Sasfin Holdings Limited

12/02/2021 | News release | Archived content

Forex Daily Market - Oil prices remain near their three-month lows

Today's Talking Point

Oil Update

Analysis: Oil prices remain near their three-month lows this morning as yesterday's initial rebound faltered, leading to a further drop which has seen Brent fall over 20% from its October highs. The benchmark front-month contract is currently trading just below the $70 per barrel mark, with the market waiting to see what happens with today's OPEC+ meeting. The start of the meeting yesterday saw the cartel once again confirm that it estimates that the market will enter a surplus next year, which could average around 3.3mn barrels a day through Q1. The uncertainty surrounding the new COVID variant and its impact on travel was also highlighted, suggesting that the balance of risks remains skewed towards a pause on the supply increases being announced. However, this outcome is most likely priced in already, which suggests that, barring some kneejerk reactions, the announcement may not help drive prices all that much higher. The weaker outlook for oil demand has seen some notable changes along Brent's price structure, with the prompto around 30 cents in backwardation, well below the $1.30 seen a week ago. The spread between the January 2022 and December 2022 contracts, meanwhile, has also narrowed to levels last seen in August, highlighting weakening fundamentals across the foreseeable time period.

Rand Update

The ZAR's recovery was questionable. It happened against the backdrop of disappointing domestic data, highlighting a rising unemployment rate, a narrowing trade surplus, a weak credit cycle, and government finances deteriorating again. Add to that the correction weaker in commodity prices, and there really were no good reasons for the ZAR to stage a recovery. At best, one could argue that the ZAR's recovery was merely a market positioning correction that will soon pass once profit-taking and re-positioning have taken place.

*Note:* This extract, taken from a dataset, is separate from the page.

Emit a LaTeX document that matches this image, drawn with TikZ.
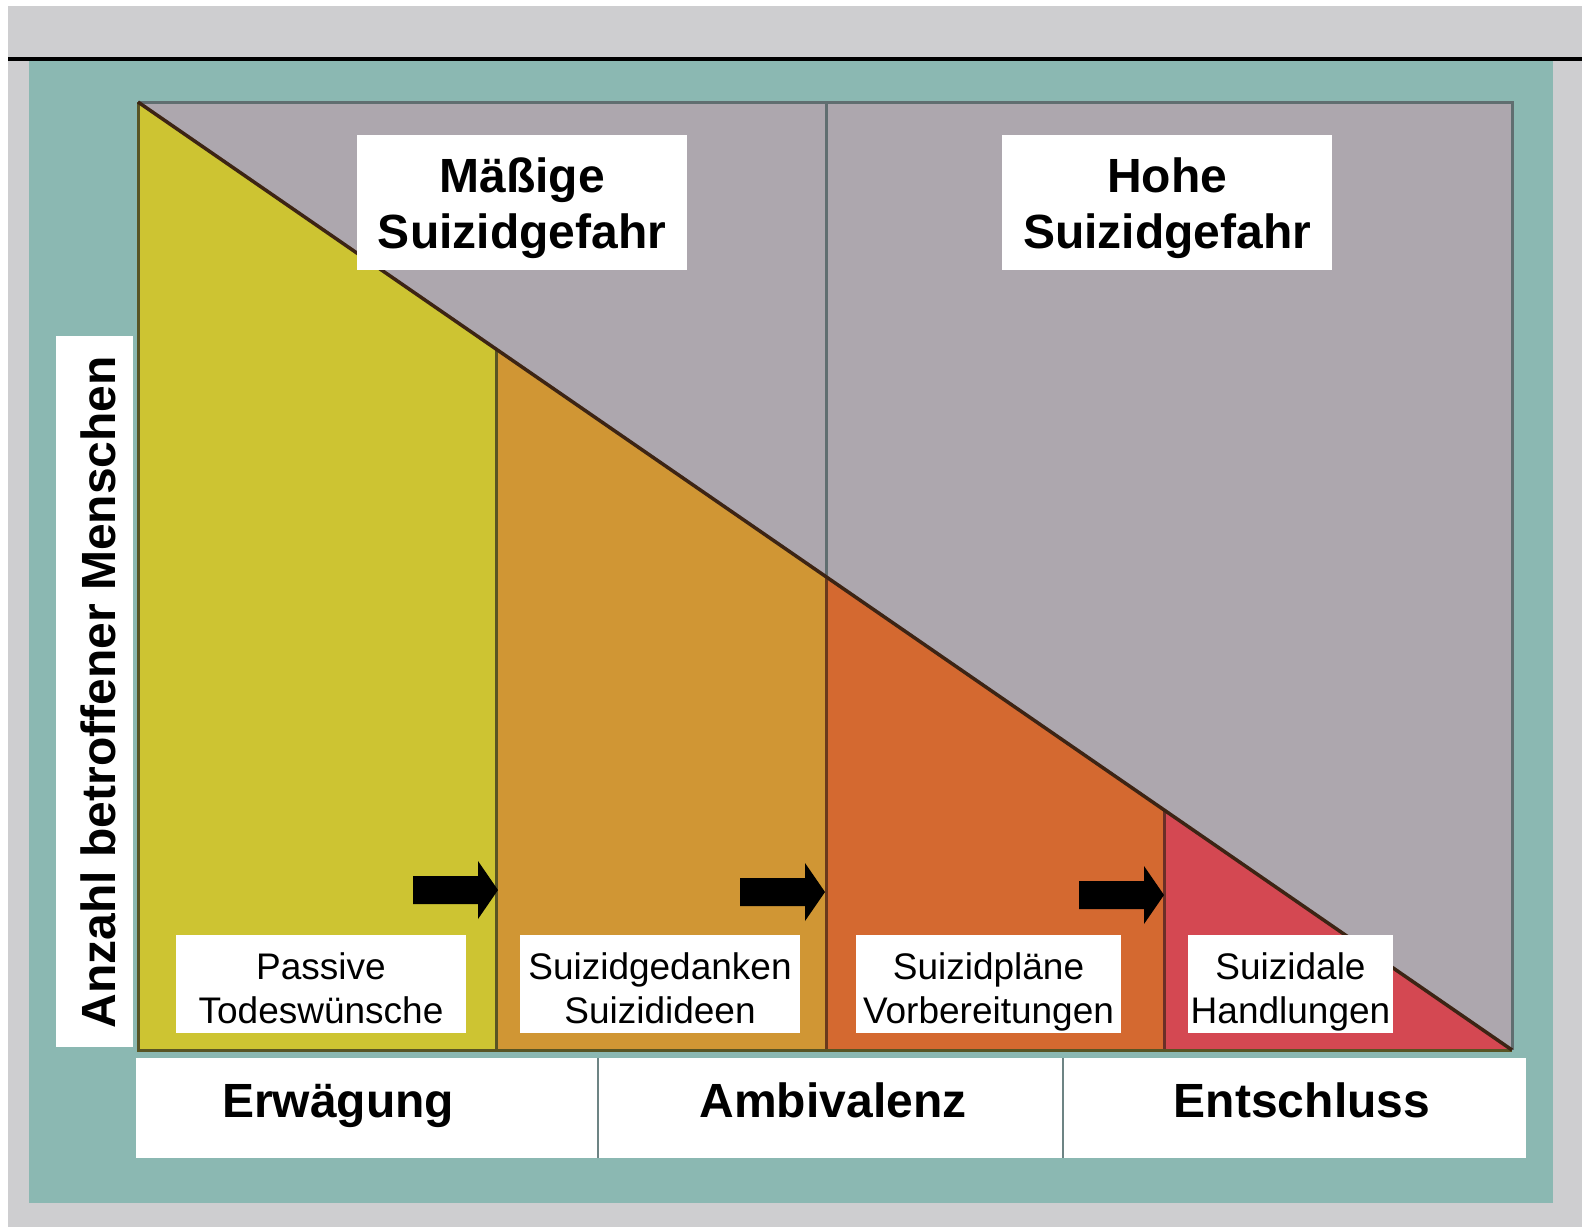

This morning, the ZAR finds itself back above 16.00/dlr after testing the mid15.70s yesterday. As SA enters its fourth wave heading into the December festive season and infections rise rapidly, with the Omicron variant becoming dominant, investors will likely err on the side of caution and refrain from selling the USD just yet. On the contrary, many might prefer to purchase USDs even at these ZAR undervalued levels.

The higher prevalence of the Omicron variant in SA and its rapid spread mean that travel bans will likely persist for a while to come. The first Omicron case has been identified, and it now appears that it is far more prevalent across the globe than first thought. As we await the scientists' studies to know whether this is a more or less aggressive variant, concerns will drive market sentiment and enhance global levels of volatility. The ZAR's behaviour is a case in point. The danger is that we are heading into the end of year festive season domestically, where trading volumes are traditionally much thinner and where volatility can be enhanced.

Bond Update

An outlook for a weak domestic growth cycle remains the core prognosis heading into the festive season and 2022. Various familiar drivers suggest that investors will be looking at a below-trend growth outlook for some time. These include the potential continuation of Eskom load-shedding, the unintended consequences of lockdown policies, constrained employment and income levels, and the risk of further socio-political disorder. Fears regarding the omicron COVID variant will add to the downside risks given that the tourism sector is likely to remain constrained, while households are also a little less likely to spend. The risk of a double-dip recession remains an emerging theme heading into 2022 against this backdrop. However, with many parts of the economy at highly depressed levels already, a deeper catalyst may be needed.

The government remains ill-equipped to help, given its unsustainable debt levels after almost a decade of aggressive deficit spending. At the same time, many of its interventions, such as the implementation of tight labour law and lessening education standards, have led to structural problems well represented in a young population yet shrinking tax and skills base. This leaves the economy's productive base fragile, with FDI and below-par business investment levels still ultimately suggesting that many remain hesitant on putting further skin in the game. Record high levels of youth unemployment suggest that political disorder could remain a feature for decades to come.

This raises some questions over SARB policy, namely whether the SARB will be able to tighten rates at each meeting over the next two years, which would represent around 300bp worth of tightening. This would lump a significant increase in interest costs to the indebted, including the government, and decrease new loan affordability, particularly in the housing sector. The knock-on effects on the property market will likely remain damaging. Increasing the prime rate from 7.25% to 10.25% would result in a more than 20% reduction in affordability on a 20-year mortgage. Weak money supply and private sector credit growth also suggest that inflation pressures will not have much in the way of room to take hold, with demand-side inflation generally the problem that the SARB's monetary policy is intended to solve.

It is also worth mentioning the downside pressure on oil prices, which feeds into the assessment that much of SA's inflation risk at present could have moderated by the end of Q1. If oil and the ZAR hold at current levels, by the end of Q1 2022, oil price inflation will have almost entirely left the CPI index. The net addition to headline inflation will have reduced from over 200bp to a mere 30bp. With core CPI close to the lower end of the SARB target band, this suggests that inflation pressure could be sub-4% before H1 2022 is over.